> **Written request**:
Pull every line holding the string "seaborn" from the records below.

> **Supplied material**:
/---

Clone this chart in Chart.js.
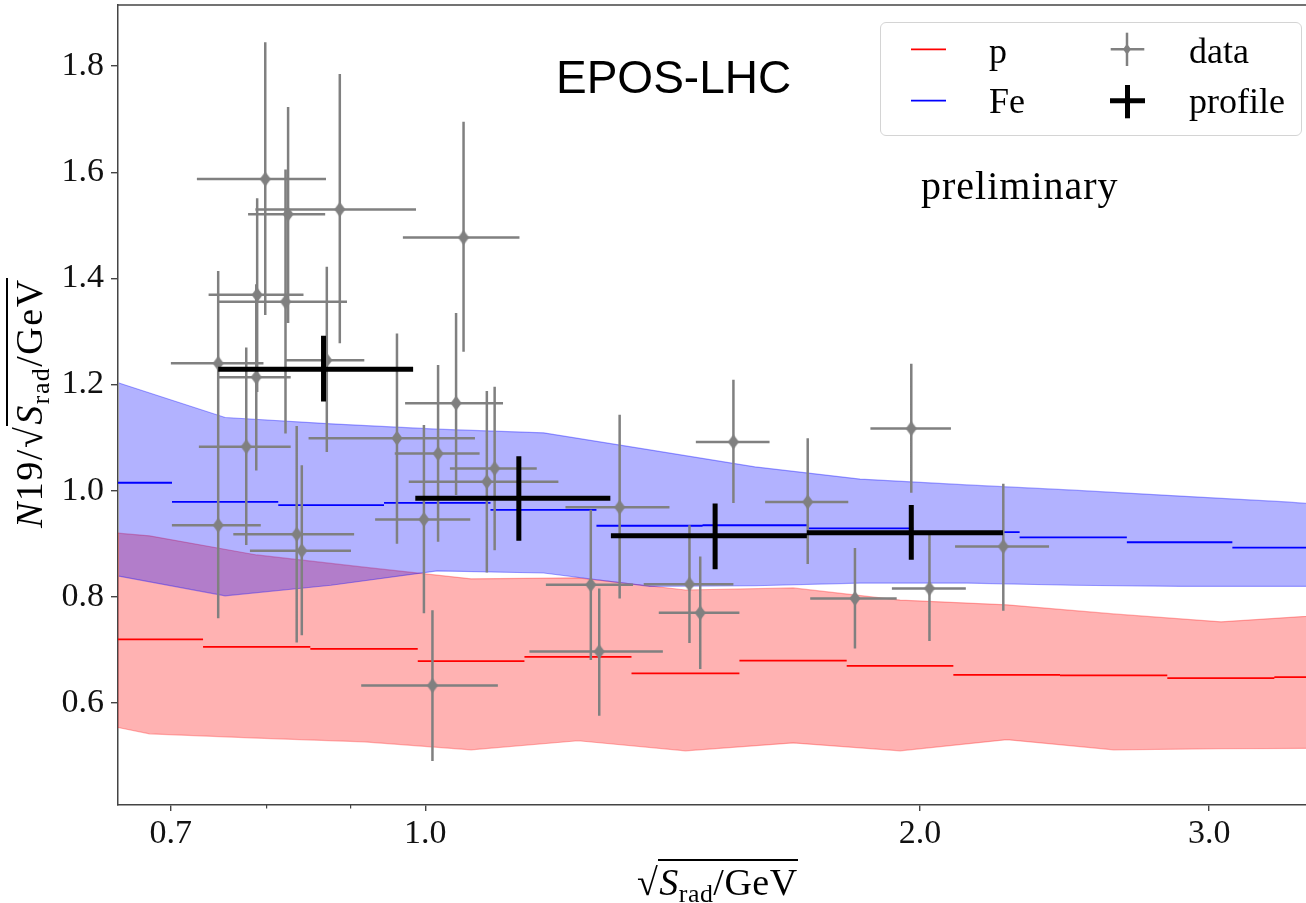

\---
/---

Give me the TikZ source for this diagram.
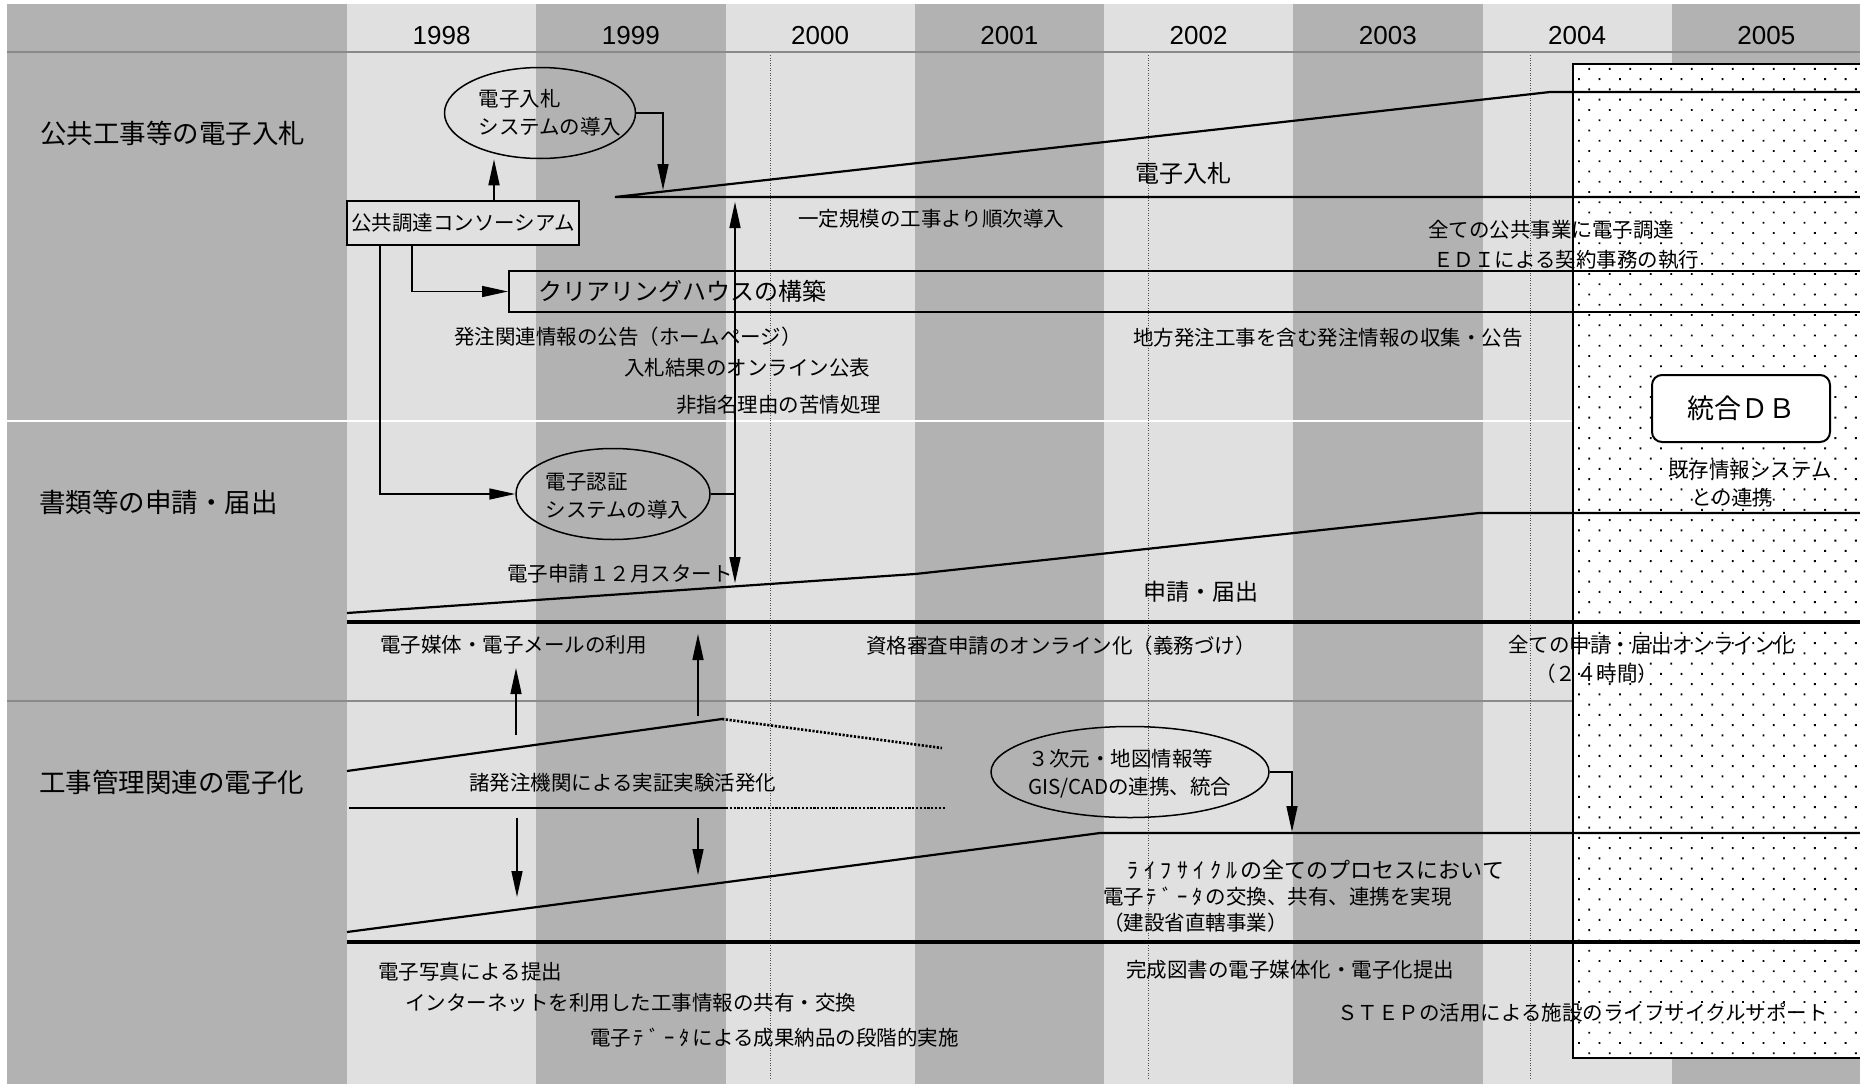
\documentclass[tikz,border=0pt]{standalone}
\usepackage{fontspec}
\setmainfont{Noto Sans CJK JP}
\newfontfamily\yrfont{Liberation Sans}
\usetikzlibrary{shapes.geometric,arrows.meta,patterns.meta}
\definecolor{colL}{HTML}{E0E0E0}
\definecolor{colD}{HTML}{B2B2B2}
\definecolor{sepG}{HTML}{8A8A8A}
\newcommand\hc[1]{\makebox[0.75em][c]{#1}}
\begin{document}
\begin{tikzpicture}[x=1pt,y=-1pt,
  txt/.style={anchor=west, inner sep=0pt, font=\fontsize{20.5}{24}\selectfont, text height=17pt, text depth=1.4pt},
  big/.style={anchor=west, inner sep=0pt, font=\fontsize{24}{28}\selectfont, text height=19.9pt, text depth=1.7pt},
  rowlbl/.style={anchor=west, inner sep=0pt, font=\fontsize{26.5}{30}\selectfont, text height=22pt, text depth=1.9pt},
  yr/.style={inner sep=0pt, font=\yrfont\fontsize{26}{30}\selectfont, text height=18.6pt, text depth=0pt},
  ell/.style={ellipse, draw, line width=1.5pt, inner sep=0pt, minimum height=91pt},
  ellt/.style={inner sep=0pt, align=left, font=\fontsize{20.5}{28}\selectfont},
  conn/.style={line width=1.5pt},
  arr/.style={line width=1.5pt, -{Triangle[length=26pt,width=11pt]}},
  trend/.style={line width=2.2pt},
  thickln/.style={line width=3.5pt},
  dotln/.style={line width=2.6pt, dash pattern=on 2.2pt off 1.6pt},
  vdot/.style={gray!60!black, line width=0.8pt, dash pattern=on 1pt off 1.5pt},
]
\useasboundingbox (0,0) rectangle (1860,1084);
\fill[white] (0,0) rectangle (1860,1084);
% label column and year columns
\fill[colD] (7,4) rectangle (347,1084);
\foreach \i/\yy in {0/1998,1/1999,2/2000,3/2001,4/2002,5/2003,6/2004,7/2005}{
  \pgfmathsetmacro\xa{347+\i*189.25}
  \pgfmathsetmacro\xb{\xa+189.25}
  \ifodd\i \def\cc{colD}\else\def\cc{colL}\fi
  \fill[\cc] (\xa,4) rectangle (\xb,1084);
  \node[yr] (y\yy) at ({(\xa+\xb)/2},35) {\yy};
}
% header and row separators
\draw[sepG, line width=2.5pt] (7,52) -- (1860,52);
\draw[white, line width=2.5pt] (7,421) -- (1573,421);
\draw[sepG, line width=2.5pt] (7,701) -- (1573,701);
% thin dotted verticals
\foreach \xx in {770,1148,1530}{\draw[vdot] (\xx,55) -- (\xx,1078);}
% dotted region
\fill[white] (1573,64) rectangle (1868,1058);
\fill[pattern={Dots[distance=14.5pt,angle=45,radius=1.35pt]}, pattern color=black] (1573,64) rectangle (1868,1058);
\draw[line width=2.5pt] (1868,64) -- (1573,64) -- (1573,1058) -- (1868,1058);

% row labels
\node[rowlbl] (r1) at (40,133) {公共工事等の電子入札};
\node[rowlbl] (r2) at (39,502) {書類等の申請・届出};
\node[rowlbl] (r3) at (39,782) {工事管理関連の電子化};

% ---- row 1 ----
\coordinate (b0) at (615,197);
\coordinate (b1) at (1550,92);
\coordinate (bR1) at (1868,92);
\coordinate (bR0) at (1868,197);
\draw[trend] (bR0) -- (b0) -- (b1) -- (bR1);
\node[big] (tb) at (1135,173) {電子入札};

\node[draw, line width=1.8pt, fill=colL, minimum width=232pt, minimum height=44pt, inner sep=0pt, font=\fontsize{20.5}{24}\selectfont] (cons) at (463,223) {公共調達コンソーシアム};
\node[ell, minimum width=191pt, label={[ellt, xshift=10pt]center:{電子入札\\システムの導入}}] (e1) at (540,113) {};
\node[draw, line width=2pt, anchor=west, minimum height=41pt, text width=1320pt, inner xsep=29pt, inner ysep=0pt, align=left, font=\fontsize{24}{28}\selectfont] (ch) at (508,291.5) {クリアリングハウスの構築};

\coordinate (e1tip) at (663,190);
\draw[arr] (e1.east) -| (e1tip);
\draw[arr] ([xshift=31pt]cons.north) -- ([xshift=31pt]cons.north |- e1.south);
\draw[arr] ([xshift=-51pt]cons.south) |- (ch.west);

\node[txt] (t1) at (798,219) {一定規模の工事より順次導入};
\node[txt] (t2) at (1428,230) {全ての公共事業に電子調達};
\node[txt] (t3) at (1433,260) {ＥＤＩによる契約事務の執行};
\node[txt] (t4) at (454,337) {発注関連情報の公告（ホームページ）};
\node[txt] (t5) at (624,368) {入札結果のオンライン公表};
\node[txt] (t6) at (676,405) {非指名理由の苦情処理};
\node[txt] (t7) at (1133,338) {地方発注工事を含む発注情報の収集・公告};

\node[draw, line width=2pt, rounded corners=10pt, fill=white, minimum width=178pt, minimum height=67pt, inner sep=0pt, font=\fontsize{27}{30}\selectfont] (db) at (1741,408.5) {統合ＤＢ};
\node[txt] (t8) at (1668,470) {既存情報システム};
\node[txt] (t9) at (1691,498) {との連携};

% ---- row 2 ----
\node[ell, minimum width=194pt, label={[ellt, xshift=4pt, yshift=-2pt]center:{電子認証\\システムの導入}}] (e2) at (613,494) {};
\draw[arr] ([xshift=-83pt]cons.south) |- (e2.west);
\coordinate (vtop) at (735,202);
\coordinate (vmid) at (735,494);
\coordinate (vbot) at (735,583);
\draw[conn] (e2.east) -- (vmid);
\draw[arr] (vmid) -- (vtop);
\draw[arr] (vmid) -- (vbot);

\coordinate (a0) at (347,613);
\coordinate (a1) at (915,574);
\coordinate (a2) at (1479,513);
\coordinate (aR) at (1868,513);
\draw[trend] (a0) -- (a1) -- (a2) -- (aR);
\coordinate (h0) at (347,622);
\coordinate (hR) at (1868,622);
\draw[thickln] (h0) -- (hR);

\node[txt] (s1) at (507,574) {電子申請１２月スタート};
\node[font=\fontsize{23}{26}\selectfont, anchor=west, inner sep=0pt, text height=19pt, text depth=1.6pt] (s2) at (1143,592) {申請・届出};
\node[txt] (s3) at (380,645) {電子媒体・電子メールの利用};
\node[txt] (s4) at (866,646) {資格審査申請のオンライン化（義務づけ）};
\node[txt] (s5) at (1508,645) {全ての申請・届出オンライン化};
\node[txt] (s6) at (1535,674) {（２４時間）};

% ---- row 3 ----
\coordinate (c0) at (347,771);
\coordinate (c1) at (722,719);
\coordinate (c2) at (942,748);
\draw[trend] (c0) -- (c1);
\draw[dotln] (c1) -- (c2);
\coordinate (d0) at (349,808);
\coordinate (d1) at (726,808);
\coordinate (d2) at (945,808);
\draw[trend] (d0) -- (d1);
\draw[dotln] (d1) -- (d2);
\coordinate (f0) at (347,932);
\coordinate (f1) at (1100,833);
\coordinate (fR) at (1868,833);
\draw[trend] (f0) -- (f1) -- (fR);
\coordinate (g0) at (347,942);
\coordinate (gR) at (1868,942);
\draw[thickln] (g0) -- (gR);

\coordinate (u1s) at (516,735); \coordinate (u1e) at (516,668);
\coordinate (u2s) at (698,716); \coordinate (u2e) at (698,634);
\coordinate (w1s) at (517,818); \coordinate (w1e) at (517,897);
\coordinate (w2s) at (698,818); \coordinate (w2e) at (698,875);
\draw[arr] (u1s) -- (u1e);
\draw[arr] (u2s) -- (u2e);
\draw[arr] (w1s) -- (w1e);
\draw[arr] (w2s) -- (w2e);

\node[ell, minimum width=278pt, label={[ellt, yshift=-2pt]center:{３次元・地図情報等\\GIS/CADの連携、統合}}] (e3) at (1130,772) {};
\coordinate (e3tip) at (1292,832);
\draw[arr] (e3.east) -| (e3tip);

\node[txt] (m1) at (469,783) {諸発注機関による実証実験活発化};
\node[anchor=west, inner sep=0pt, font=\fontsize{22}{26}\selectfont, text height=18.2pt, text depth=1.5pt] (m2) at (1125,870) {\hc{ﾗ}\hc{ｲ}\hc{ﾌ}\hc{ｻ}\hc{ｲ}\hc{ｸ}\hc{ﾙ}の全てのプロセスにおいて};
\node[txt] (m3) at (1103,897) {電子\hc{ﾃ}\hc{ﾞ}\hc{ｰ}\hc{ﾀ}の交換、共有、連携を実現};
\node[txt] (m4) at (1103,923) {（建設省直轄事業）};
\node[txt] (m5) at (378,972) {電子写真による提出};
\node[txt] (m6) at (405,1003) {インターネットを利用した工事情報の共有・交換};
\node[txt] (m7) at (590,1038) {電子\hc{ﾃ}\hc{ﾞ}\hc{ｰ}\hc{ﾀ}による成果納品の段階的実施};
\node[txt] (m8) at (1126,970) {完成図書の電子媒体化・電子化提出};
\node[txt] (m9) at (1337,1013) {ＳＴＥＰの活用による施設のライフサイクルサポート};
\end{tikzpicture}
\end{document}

\---
/---

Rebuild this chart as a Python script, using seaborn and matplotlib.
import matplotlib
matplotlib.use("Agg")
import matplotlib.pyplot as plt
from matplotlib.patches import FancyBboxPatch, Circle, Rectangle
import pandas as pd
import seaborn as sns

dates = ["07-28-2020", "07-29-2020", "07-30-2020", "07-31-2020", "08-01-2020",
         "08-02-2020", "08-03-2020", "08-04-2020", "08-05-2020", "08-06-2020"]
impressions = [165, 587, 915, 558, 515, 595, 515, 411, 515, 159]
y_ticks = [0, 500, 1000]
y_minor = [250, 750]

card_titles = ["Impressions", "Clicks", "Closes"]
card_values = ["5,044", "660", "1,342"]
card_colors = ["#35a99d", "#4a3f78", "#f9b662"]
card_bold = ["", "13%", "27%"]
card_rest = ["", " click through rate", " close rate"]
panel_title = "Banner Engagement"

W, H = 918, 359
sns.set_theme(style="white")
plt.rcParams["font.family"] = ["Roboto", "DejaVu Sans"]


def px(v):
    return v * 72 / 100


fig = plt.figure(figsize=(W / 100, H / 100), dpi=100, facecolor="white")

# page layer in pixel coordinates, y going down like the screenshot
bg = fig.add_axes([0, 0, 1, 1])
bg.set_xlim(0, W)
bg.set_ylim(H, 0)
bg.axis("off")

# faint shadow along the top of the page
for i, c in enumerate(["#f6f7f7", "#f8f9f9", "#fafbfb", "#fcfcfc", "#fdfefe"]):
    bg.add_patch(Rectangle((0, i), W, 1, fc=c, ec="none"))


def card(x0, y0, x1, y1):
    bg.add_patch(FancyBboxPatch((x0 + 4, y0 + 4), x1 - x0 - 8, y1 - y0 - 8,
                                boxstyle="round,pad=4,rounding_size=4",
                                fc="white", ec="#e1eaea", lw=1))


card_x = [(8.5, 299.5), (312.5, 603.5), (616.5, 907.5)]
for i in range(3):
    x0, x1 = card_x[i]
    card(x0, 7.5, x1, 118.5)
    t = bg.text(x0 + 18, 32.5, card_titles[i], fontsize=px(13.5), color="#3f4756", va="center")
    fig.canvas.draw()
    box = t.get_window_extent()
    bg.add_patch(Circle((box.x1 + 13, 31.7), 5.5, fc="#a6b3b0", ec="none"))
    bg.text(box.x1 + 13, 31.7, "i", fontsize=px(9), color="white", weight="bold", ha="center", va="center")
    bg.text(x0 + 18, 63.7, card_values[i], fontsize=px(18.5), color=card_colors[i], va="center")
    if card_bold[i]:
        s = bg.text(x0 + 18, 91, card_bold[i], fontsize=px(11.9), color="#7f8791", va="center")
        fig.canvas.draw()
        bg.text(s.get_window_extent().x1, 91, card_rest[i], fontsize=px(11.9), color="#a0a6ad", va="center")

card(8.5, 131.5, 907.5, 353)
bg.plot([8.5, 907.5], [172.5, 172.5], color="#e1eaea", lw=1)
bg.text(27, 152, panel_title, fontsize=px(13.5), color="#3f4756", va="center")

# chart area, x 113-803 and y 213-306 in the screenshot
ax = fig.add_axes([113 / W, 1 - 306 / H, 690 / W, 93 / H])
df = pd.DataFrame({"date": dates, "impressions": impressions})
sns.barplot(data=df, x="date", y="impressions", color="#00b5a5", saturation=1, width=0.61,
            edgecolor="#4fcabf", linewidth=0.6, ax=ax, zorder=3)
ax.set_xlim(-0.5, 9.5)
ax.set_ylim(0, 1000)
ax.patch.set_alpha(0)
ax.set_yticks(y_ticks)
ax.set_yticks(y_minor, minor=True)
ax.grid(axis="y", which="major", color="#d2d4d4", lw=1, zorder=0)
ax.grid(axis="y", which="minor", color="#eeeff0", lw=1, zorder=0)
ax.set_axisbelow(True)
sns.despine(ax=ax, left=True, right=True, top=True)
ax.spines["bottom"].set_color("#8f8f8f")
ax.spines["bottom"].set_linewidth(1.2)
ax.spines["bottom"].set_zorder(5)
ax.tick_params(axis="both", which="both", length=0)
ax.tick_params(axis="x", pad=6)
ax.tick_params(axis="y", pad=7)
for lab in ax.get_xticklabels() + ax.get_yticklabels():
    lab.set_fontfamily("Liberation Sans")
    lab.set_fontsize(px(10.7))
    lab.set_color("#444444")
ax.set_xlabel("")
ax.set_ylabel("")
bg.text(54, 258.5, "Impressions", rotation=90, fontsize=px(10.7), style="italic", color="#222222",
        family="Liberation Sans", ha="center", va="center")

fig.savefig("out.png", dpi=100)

\---

> **Solution to this problem**:
Rebuild this chart as a Python script, using seaborn and matplotlib.
import seaborn as sns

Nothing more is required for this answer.